What makes Rome so beautiful from an architectural perspective is all the layers. There are so many of them. Any building in the center of the city can show traces from all the most important eras: ancient Rome, medieval Rome, renaissance Rome, industrial Rome, and modern day. The urban fabric is a patchwork of styles, materials, and historical details. Building is highly regulated in the center of Rome which restricts architects – of Italian or international fame – to leave any substantial mark. But there are a few exceptions, like the six remarkable pieces of architecture we’ve included in our list. From the boundary pushing MAXXI and Macro Museums to the deconstructed, light-filled church by Richard Meier, there’s something for everyone to appreciate.

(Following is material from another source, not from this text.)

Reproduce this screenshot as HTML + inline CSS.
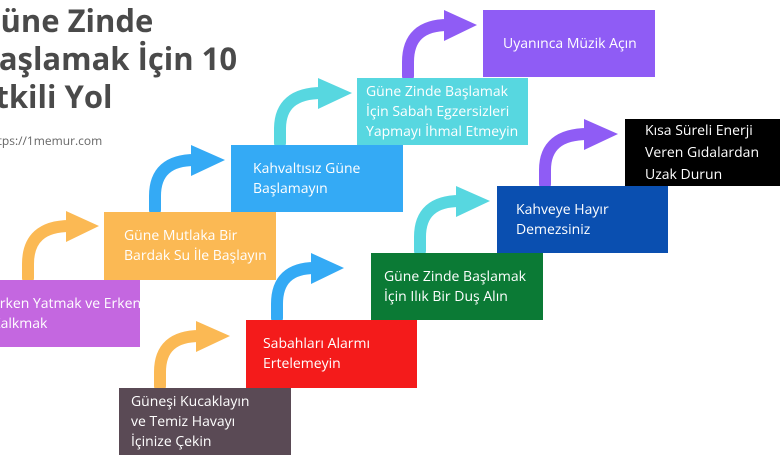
<!DOCTYPE html>
<html><head><meta charset="utf-8"><style>
body{margin:0;width:780px;height:470px;overflow:hidden;background:#fff;position:relative;font-family:"Open Sans","Liberation Sans","DejaVu Sans",sans-serif}
.b{position:absolute;color:#fff;font-size:14px;line-height:20px;box-sizing:border-box;padding-left:20px;display:flex;align-items:center;white-space:nowrap;overflow:hidden}
.t{position:absolute;left:-22px;top:2px;font-weight:bold;font-size:31px;line-height:38px;color:#4a4a4a}
.u{position:absolute;left:-14px;top:132px;font-size:12px;color:#666}
svg{position:absolute;left:0;top:0}
</style></head><body>
<div class="t">Güne Zinde<br>Başlamak İçin 10<br>Etkili Yol</div>
<div class="u">https://1memur.com</div>
<svg width="780" height="470">
<g fill="none" stroke-width="12" stroke-linecap="round">
<path d="M160,386 L160,372 Q160,336 200,336" stroke="#fbb954"/>
<path d="M28,278 L28,264 Q28,226 70,226" stroke="#fbb954"/>
<path d="M155,210 L155,196 Q155,160 195,160" stroke="#34aaf5"/>
<path d="M280,143 L280,129 Q280,93 322,93" stroke="#57d7e0"/>
<path d="M408,76 L408,62 Q408,25 448,25" stroke="#8f5cf5"/>
<path d="M277,318 L277,304 Q277,268 315,268" stroke="#34aaf5"/>
<path d="M420,251 L420,237 Q420,201 460,201" stroke="#57d7e0"/>
<path d="M545,184 L545,170 Q545,134 588,134" stroke="#8f5cf5"/>
</g>
<polygon points="196,321 230,336 196,352" fill="#fbb954"/>
<polygon points="66,211 99,226 66,242" fill="#fbb954"/>
<polygon points="191,145 225,160 191,176" fill="#34aaf5"/>
<polygon points="318,78 352,93 318,109" fill="#57d7e0"/>
<polygon points="444,10 477,25 444,41" fill="#8f5cf5"/>
<polygon points="311,253 344,268 311,284" fill="#34aaf5"/>
<polygon points="456,186 490,201 456,217" fill="#57d7e0"/>
<polygon points="584,119 618,134 584,150" fill="#8f5cf5"/>
</svg>
<div class="b" style="left:483px;top:10px;width:172px;height:67px;background:#8f5cf5">Uyanınca Müzik Açın</div>
<div class="b" style="left:357px;top:78px;width:171px;height:67px;background:#57d7e0;padding-left:9px">Güne Zinde Başlamak<br>İçin Sabah Egzersizleri<br>Yapmayı İhmal Etmeyin</div>
<div class="b" style="left:231px;top:145px;width:172px;height:67px;background:#34aaf5;padding-left:22px">Kahvaltısız Güne<br>Başlamayın</div>
<div class="b" style="left:104px;top:212px;width:172px;height:68px;background:#fbb954">Güne Mutlaka Bir<br>Bardak Su İle Başlayın</div>
<div class="b" style="left:-20px;top:280px;width:160px;height:67px;background:#c467e0;padding-left:12px">Erken Yatmak ve Erken<br>Kalkmak</div>
<div class="b" style="left:625px;top:119px;width:160px;height:67px;background:#000;line-height:22px;padding-left:20px">Kısa Süreli Enerji<br>Veren Gıdalardan<br>Uzak Durun</div>
<div class="b" style="left:497px;top:186px;width:171px;height:67px;background:#0a4fb0;padding-left:19px">Kahveye Hayır<br>Demezsiniz</div>
<div class="b" style="left:371px;top:253px;width:172px;height:67px;background:#0b7a35;padding-left:13px">Güne Zinde Başlamak<br>İçin Ilık Bir Duş Alın</div>
<div class="b" style="left:246px;top:320px;width:171px;height:68px;background:#f41b1b;padding-left:17px">Sabahları Alarmı<br>Ertelemeyin</div>
<div class="b" style="left:119px;top:388px;width:172px;height:67px;background:#5a4a55;padding-left:12px">Güneşi Kucaklayın<br>ve Temiz Havayı<br>İçinize Çekin</div>
</body></html>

Ara Pacis by Richard Meier
The Ara Pacis is an ancient altar to the Goddess of Peace built in 13 BC to celebrate the homecoming of Emporer Augustus from Spain and Gaul. The altar was originally located outside the historic center in the flood planes of the Tiber River, which eventually covered it. It was unearthed in 1938 and reconstructed in its current location, appropriately adjacent to the Mausoleum of Augustus. The original building which encased the altar was a similar design, with glass walls to let natural light illuminate the monument. But in its decrepit condition, the City of Rome decided to hold an international competition to invite international architects to bid for the redesign. Richard Meier won the bid and the new Ara Pacis Museum was inaugurated in 2006.
Address Lungotevere in Augusta
MAXXI Museum by Zaha Hadid Architects
North of the historic center and just a short tram ride from Piazza del Popolo, the MAXXI (Museum of Art from the 21st Century) Museum has an astounding presence with it’s cantilevered forms, columns, public lighting and angular open space. The museum, designed by Zaha Hadid Architects, opened in 2010 and houses important contemporary works by Italian and International artists, including William Kentridge, Anish Kapoor, and Alighiero Boetti.
Address Via Guido Reni, 4A
La Nuvola by Fuksas
Massimiliano Fuksas is one of Italy’s most celebrated architects at the moment, and La Nuvola, a massive conference space in the EUR neighborhood of Rome, is one Rome’s newest piece of contemporary architecture. The building design features three separate elements: the Theca, which is the large geometric, glass “box” that houses all of the functions inside; the Cloud which is formed from steel and fiberglass and seemingly “floats” inside the Theca; and the Blade which is the narrow black building that runs along side the Theca and will house a 4-star hotel for conference participants. La Nuvola isn’t open for public viewing when there isn’t a public expo taking place, but the building is worth the visit even just from the outside.
Address Viale Asia, 40 (EUR)
Parco della Musica by Renzo Piano
The Parco della Musica is one of Europe’s most visited cultural venues, thanks to the unique design by Genovese architect Renzo Piano and expert acoustics in its three massive music halls and outdoor theater. The huge volumes house the separate music halls and appear to levitate off the ground. The forms were inspired by the voids in hollowed musical instruments which paired with the unique zinc roofing material look almost like beetles. The plush interiors and exquisite acoustics attract national and international artists all year round as well as host the annual Rome Film Festival that takes place in October.
Address Via Pietro de Coubertin, 30
Macro Museum by Odile Decq
Built as an adaptive reuse from an old Peroni Beer brewery, the MACRO (Museum of Contemporary art in Rome) museum is a conceptual space designed by French architect Odile Decq. A dark stone palette contrasts with the bright red cube that sits in the center of the large interior open space. The permanent collection includes works from Italian artists as early as the 1960s and the museum is constantly hosting temporary exhibitions, including a recent retrospective on Pink Floyd. The renovations of the museum began in 2004 and are technically still on-going. The MACRO museum has two locations, this one on Via Nizza (north of the center of Rome) and in Testaccio, in an abandoned slaughterhouse.
Address Via Nizza, 138
Chiesa Dio Padre Misericordioso by Richard Meier
The Chiesa Dio Padre Misericordioso (Church of God the Merciful Father) is located far outside the center of Rome east of the city. The church was designed by Richard Meier in 1996 as part of the Vatican’s preparations for the 2000 Jubilee. The church serves a parish of 8,000 in the Tor Tre Teste area of Rome. The church’s design resembles ship sails with three curved walls that not only let light in but also reduce heat gain on the interior. The all-white church highlights Meier’s geometric and monochromatic style which contrasts with the surrounding urban landscape.